From "Thirteen," you get the sense that Hardwicke would never go near this sort of material again. She doesn't abuse the privilege of looking as a license to leer. Sure, she slips in the occasional glory shot -- that slo-mo arm-in-arm walk the girls take is right out of the bad-teen cult flick "Jawbreaker." But with jittery, careering camerawork, the picture uncannily duplicates how girls make a fetish of spending, how they zero in on where to put accessories -- how ultimately they dress for each other, not for boys.

There are two other jarring observations about a "Kids"-"Thirteen" double bill. The first is how much harder the girls in "Thirteen" seem. The girls in "Kids" didn't seem out to shock in the way the boys were. In 1995, girls weren't the mega-spenders they are now; there were no global pop stars in whose image they wanted to live.

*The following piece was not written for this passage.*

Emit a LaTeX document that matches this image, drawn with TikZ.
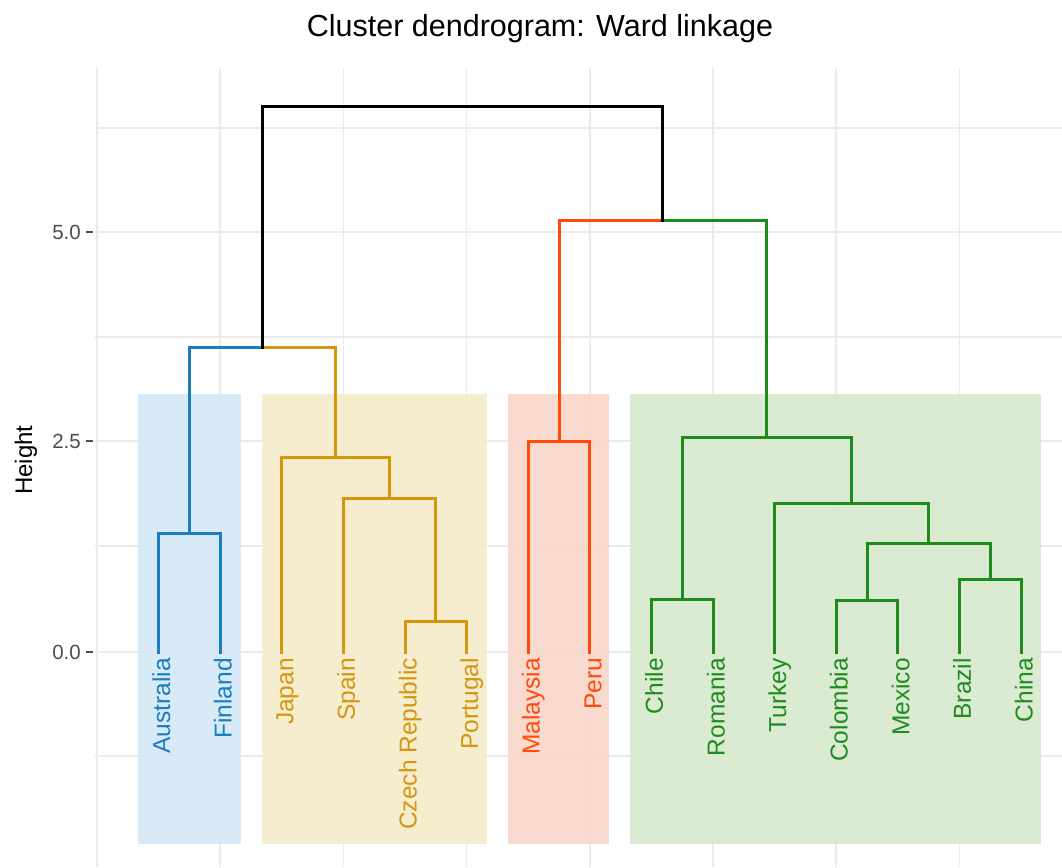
\documentclass[tikz,border=0pt]{standalone}
\usepackage{fontspec}
\setmainfont{Liberation Sans}
\definecolor{cblue}{HTML}{1B7DC2}
\definecolor{corange}{HTML}{D4960F}
\definecolor{cred}{HTML}{FF4A0A}
\definecolor{cgreen}{HTML}{1F8B1F}
\definecolor{fblue}{HTML}{D3E8F4}
\definecolor{fyellow}{HTML}{F4ECC9}
\definecolor{fred}{HTML}{F8D6C9}
\definecolor{fgreen}{HTML}{D6E9CD}
\definecolor{gridc}{HTML}{EBEBEB}
\definecolor{tickc}{HTML}{4D4D4D}
\begin{document}
\begin{tikzpicture}[x=1pt,y=-1pt,
  gridline/.style={draw=gridc,line width=1.5pt},
  clusterbox/.style={fill opacity=0.9,draw=none},
  branch/.style={line width=3pt,line cap=rect},
  leaflabel/.style={rotate=90,anchor=base east,inner sep=0pt,font=\fontsize{24.5}{29}\selectfont},
  ticklabel/.style={anchor=east,inner sep=0pt,text=tickc,font=\fontsize{20.5}{24}\selectfont}]
\useasboundingbox (0,0) rectangle (1062,867);
\fill[white] (0,0) rectangle (1062,867);
% grid
\foreach \yy in {128,232,337,441,546,652,756}
  \draw[gridline] (95,\yy) -- (1062,\yy);
\foreach \i in {0,2,...,14}
  \draw[gridline] ({97+61.6*\i},68) -- ({97+61.6*\i},867);
% cluster rectangles
\fill[fblue,clusterbox] (138,394) rectangle (241,844);
\fill[fyellow,clusterbox] (262,394) rectangle (487,844);
\fill[fred,clusterbox] (508,394) rectangle (609,844);
\fill[fgreen,clusterbox] (630,394) rectangle (1041,844);
% axis
\foreach \yy/\lab in {232/5.0,441/2.5,652/0.0}{
  \draw[tickc,line width=1.4pt] (86,\yy) -- (93,\yy);
  \node[ticklabel] at (81,\yy) {\lab};
}
\node[rotate=90,anchor=base,inner sep=0pt,font=\fontsize{24}{29}\selectfont] (ylab) at (32,460) {Height};
\node[anchor=base,inner sep=0pt,font=\fontsize{30.5}{36}\selectfont] (title) at (540,37) {Cluster dendrogram: Ward linkage};
% leaves
\foreach \i/\nm in {1/Aus,2/Fin,3/Jap,4/Spa,5/Cze,6/Por,7/Mal,8/Per,9/Chi,10/Rom,11/Tur,12/Col,13/Mex,14/Bra,15/Chn}
  \coordinate (\nm) at ({97+61.6*\i},652);
% merge points
\coordinate (mAF) at ({97+61.6*1.5},533);
\coordinate (mCP) at ({97+61.6*5.5},621);
\coordinate (mSCP) at ({97+61.6*4.75},498);
\coordinate (mJ) at ({97+61.6*3.875},457);
\coordinate (mL) at ({97+61.6*2.6875},347);
\coordinate (mMP) at ({97+61.6*7.5},441);
\coordinate (mCR) at ({97+61.6*9.5},599);
\coordinate (mCM) at ({97+61.6*12.5},600);
\coordinate (mBC) at ({97+61.6*14.5},579);
\coordinate (mCMBC) at ({97+61.6*13.5},543);
\coordinate (mT) at ({97+61.6*12.25},503);
\coordinate (mG) at ({97+61.6*10.875},437);
\coordinate (mR) at ({97+61.6*9.1875},220);
\coordinate (mTop) at ({97+61.6*5.9375},106);
% blue cluster
\draw[branch,cblue] (Aus) |- (mAF) -| (Fin);
\draw[branch,cblue] (mAF) |- (mL);
% orange cluster
\draw[branch,corange] (Cze) |- (mCP) -| (Por);
\draw[branch,corange] (Spa) |- (mSCP) -| (mCP);
\draw[branch,corange] (Jap) |- (mJ) -| (mSCP);
\draw[branch,corange] (mL) -| (mJ);
% red cluster
\draw[branch,cred] (Mal) |- (mMP) -| (Per);
\draw[branch,cred] (mMP) |- (mR);
% green cluster
\draw[branch,cgreen] (Chi) |- (mCR) -| (Rom);
\draw[branch,cgreen] (Col) |- (mCM) -| (Mex);
\draw[branch,cgreen] (Bra) |- (mBC) -| (Chn);
\draw[branch,cgreen] (mCM) |- (mCMBC) -| (mBC);
\draw[branch,cgreen] (Tur) |- (mT) -| (mCMBC);
\draw[branch,cgreen] (mCR) |- (mG) -| (mT);
\draw[branch,cgreen] (mR) -| (mG);
% top
\draw[branch,black] (mL) |- (mTop) -| (mR);
% labels
\foreach \nm/\txt/\col in {Aus/Australia/cblue,Fin/Finland/cblue,Jap/Japan/corange,Spa/Spain/corange,Cze/Czech Republic/corange,Por/Portugal/corange,Mal/Malaysia/cred,Per/Peru/cred,Chi/Chile/cgreen,Rom/Romania/cgreen,Tur/Turkey/cgreen,Col/Colombia/cgreen,Mex/Mexico/cgreen,Bra/Brazil/cgreen,Chn/China/cgreen}
  \node[leaflabel,text=\col] (lab\nm) at ([xshift=11.5pt,yshift=-6pt]\nm) {\txt};
\end{tikzpicture}
\end{document}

And there were no corresponding images of fluctuating identities in the film either. "Thirteen" is quietly about the frenzy girls feel to consume -- clothes, boys, each other.

If the girls now seem as destructive as the boys, culturally, no time seems to have passed between the two films. Both films implicitly offer hip-hop as the predominant youth culture, a melange of race and class.

You could say the glassy-eyed indifference of "Kids" was bound to explode into the simple rage of "Thirteen," which feels like a 100-minute-long punk-pop record. Where the anger comes from is unclear. Maybe it's from everywhere -- the way it did in every decade of the latter half of the last century. What's evident is we may be smart enough to identify youth in angst, but we're powerless to stop it. All we can do is watch.